Construction of low-energy regenerative bagasse-based carbon capture material for high efficiency CO2 capture

Abstract

Using biomass for the production of low-energy regenerative carbon capture materials represents an effective strategy to advance carbon dioxide capture and storage technologies. In this study, a low-energy regenerative bagasse-based CO₂ capture material is synthesized through a one-step, rapid crosslinking strategy. In this method, epichlorohydrin is used to crosslink bagasse with temperature sensitive Pluronic® F-127 and polyethyleneimine, thereby addressing the challenge of simultaneously incorporating multiple functional groups into the biomass matrix.
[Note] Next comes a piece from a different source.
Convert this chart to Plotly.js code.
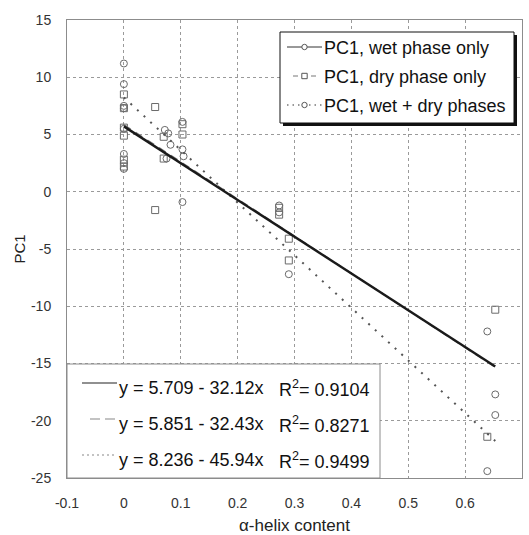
<!DOCTYPE html>
<html><head><meta charset="utf-8">
<script src="https://cdn.plot.ly/plotly-3.0.1.min.js"></script>
<style>html,body{margin:0;padding:0;background:#fff;} #chart{width:529px;height:535px;}</style>
</head><body><div id="chart"></div>
<script>
// ---- data ----
const wetX = [0, 0, 0, 0, 0, 0, 0, 0, 0.072, 0.078, 0.082, 0.075, 0.103, 0.103, 0.105, 0.103, 0.273, 0.273, 0.29, 0.639, 0.653, 0.653, 0.639];
const wetY = [11.2, 9.4, 7.5, 7.3, 5.5, 3.3, 2.5, 2.0, 5.4, 5.1, 4.1, 2.9, 6.1, 3.7, 3.1, -0.9, -1.2, -1.8, -7.2, -12.2, -17.7, -19.5, -24.4];
const dryX = [0, 0, 0, 0, 0, 0, 0.055, 0.055, 0.07, 0.07, 0.103, 0.103, 0.273, 0.273, 0.29, 0.29, 0.653, 0.639];
const dryY = [8.5, 7.3, 5.6, 4.9, 2.8, 2.2, 7.4, -1.6, 4.8, 2.9, 5.9, 5.0, -1.4, -2.0, -4.1, -6.0, -10.3, -21.4];

const seriesNames = ['PC1, wet phase only', 'PC1, dry phase only', 'PC1, wet + dry phases'];
const fitIntercepts = [5.709, 5.851, 8.236];
const fitSlopes = [-32.12, -32.43, -45.94];
const fitR2 = [0.9104, 0.8271, 0.9499];

const xTickVals = [-0.1, 0, 0.1, 0.2, 0.3, 0.4, 0.5, 0.6, 0.7];
const xTickText = ['-0.1', '0', '0.1', '0.2', '0.3', '0.4', '0.5', '0.6', '0.7'];
const yTickVals = [-25, -20, -15, -10, -5, 0, 5, 10, 15];
const yTickText = ['-25', '-20', '-15', '-10', '-5', '0', '5', '10', '15'];

const xTitle = '\u03B1-helix content';
const yTitle = 'PC1';

// ---- geometry helpers ----
const W = 529, H = 535;
const M = {l: 67, r: 7, t: 20, b: 57};
const PW = W - M.l - M.r, PH = H - M.t - M.b;
const px = x => (x - M.l) / PW;
const py = y => (H - M.b - y) / PH;
const FONT = 'Arial, "Liberation Sans", Helvetica, sans-serif';

// fit line extent: data x range
const allX = wetX.concat(dryX);
const fitX = [Math.min(...allX), Math.max(...allX)];
const fitY = i => fitX.map(x => fitIntercepts[i] + fitSlopes[i] * x);

const markerColor = '#6a6a6a';
const lineStyles = [
  {color: '#1a1a1a', width: 2.4, dash: 'solid'},
  {color: '#7a7a7a', width: 1.5, dash: '8px,6px'},
  {color: '#555555', width: 2, dash: '2px,7px'}
];

const traces = [
  {x: wetX, y: wetY, type: 'scatter', mode: 'markers', name: seriesNames[0],
   marker: {symbol: 'circle-open', size: 7, color: markerColor, line: {width: 1, color: markerColor}}},
  {x: dryX, y: dryY, type: 'scatter', mode: 'markers', name: seriesNames[1],
   marker: {symbol: 'square-open', size: 7, color: markerColor, line: {width: 1, color: markerColor}}},
  {x: fitX, y: fitY(1), type: 'scatter', mode: 'lines', name: 'fit dry', line: lineStyles[1]},
  {x: fitX, y: fitY(2), type: 'scatter', mode: 'lines', name: 'fit all', line: lineStyles[2]},
  {x: fitX, y: fitY(0), type: 'scatter', mode: 'lines', name: 'fit wet', line: lineStyles[0]}
];

const shapes = [];
const annotations = [];

// ---- legend 1 (top right, with shadow) ----
const L1 = {x0: 280, x1: 514, y0: 32, y1: 123};
shapes.push({type: 'rect', xref: 'paper', yref: 'paper', layer: 'above',
  x0: px(L1.x0 + 3), x1: px(L1.x1 + 3), y0: py(L1.y1 + 3), y1: py(L1.y0 + 3),
  fillcolor: '#111', line: {width: 0}});
shapes.push({type: 'rect', xref: 'paper', yref: 'paper', layer: 'above',
  x0: px(L1.x0), x1: px(L1.x1), y0: py(L1.y1), y1: py(L1.y0),
  fillcolor: '#fff', line: {width: 1, color: '#111'}});
const l1Rows = [48, 77, 106];
const l1Lines = [
  {x0: 287, x1: 322, color: '#333', dash: 'solid', width: 1},
  {x0: 293, x1: 319, color: '#777', dash: '5px,4px', width: 1},
  {x0: 287, x1: 322, color: '#777', dash: '1.5px,4px', width: 1.5}
];
const l1Sym = ['circle', 'square', 'circle'];
l1Rows.forEach((ry, i) => {
  const ly = ry - 1;
  shapes.push({type: 'line', xref: 'paper', yref: 'paper', layer: 'above',
    x0: px(l1Lines[i].x0), x1: px(l1Lines[i].x1), y0: py(ly), y1: py(ly),
    line: {color: l1Lines[i].color, width: l1Lines[i].width, dash: l1Lines[i].dash}});
  const r = 2.7;
  shapes.push({type: l1Sym[i] === 'circle' ? 'circle' : 'rect', xref: 'paper', yref: 'paper', layer: 'above',
    x0: px(304.5 - r), x1: px(304.5 + r), y0: py(ly + r), y1: py(ly - r),
    fillcolor: '#fff', line: {color: '#555', width: 1}});
  annotations.push({xref: 'paper', yref: 'paper', x: px(322), y: py(ry), xanchor: 'left', yanchor: 'middle',
    showarrow: false, text: seriesNames[i], font: {family: FONT, size: 18, color: '#111'}});
});

// ---- legend 2 (bottom left, equations) ----
const L2 = {x0: 67, x1: 380, y0: 364, y1: 478};
shapes.push({type: 'rect', xref: 'paper', yref: 'paper', layer: 'above',
  x0: px(L2.x0), x1: px(L2.x1), y0: py(L2.y1), y1: py(L2.y0),
  fillcolor: '#fff', line: {width: 1, color: '#8c8c8c'}});
const l2Rows = [388, 424, 460];
const l2Lines = [
  {x0: 82, x1: 117, color: '#222', dash: 'solid', width: 1.2},
  {x0: 90, x1: 116, color: '#888', dash: '10px,5px', width: 1.2},
  {x0: 82, x1: 117, color: '#888', dash: '2px,3px', width: 1.2}
];
l2Rows.forEach((ry, i) => {
  const ly = ry - 5;
  shapes.push({type: 'line', xref: 'paper', yref: 'paper', layer: 'above',
    x0: px(l2Lines[i].x0), x1: px(l2Lines[i].x1), y0: py(ly), y1: py(ly),
    line: {color: l2Lines[i].color, width: l2Lines[i].width, dash: l2Lines[i].dash}});
  const eq = 'y = ' + fitIntercepts[i].toFixed(3) + ' - ' + Math.abs(fitSlopes[i]).toFixed(2) + 'x';
  annotations.push({xref: 'paper', yref: 'paper', x: px(117), y: py(ry), xanchor: 'left', yanchor: 'middle',
    showarrow: false, text: eq, font: {family: FONT, size: 18, color: '#111'}});
  annotations.push({xref: 'paper', yref: 'paper', x: px(277), y: py(ry), xanchor: 'left', yanchor: 'middle',
    showarrow: false, text: 'R<sup>2</sup>= ' + fitR2[i].toFixed(4), font: {family: FONT, size: 18, color: '#111'}});
});

const axisCommon = {
  showline: true, mirror: true, linecolor: '#8c8c8c', linewidth: 1,
  showgrid: true, gridcolor: '#9a9a9a', griddash: 'dot', gridwidth: 1,
  zeroline: false, ticks: '', tickmode: 'array',
  tickfont: {family: FONT, size: 14, color: '#333'}
};

const layout = {
  width: W, height: H,
  margin: M,
  paper_bgcolor: '#fff', plot_bgcolor: '#fff',
  showlegend: false,
  xaxis: Object.assign({}, axisCommon, {
    range: [-0.1, 0.7], tickvals: xTickVals, ticktext: xTickText, ticklabelstandoff: 12,
    title: {text: xTitle, font: {family: FONT, size: 17, color: '#222'}, standoff: 12}
  }),
  yaxis: Object.assign({}, axisCommon, {
    range: [-25, 15], tickvals: yTickVals, ticktext: yTickText, ticklabelstandoff: 12,
    title: {text: yTitle, font: {family: FONT, size: 15, color: '#222'}, standoff: 1}
  }),
  shapes: shapes,
  annotations: annotations
};

Plotly.newPlot('chart', traces, layout, {staticPlot: true, displayModeBar: false});
</script>
</body></html>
The resulting material with abundant amino adsorption sites demonstrates a high adsorption capacity of 4.52 mmol/g. Interestingly, the temperature-sensitive response of the material facilitates the grafted amine chain segments on bagasse to stretch and shrink reversibly within a narrow temperature range of 25 °C for adsorption and 55 °C for desorption. The shrinkage state is conducive to the CO₂ desorption process, resulting in an ultralow regeneration temperature of 55 °C. Additionally, the water contained in the material enhances its cyclic stability in extreme environments, such as pure CO₂ atmosphere at high temperature. Overall, this research not only provides new ideas for enhancing the long-term stability and economic viability of CO₂ capture materials but also offers feasible solutions for combating climate change and promoting sustainable development.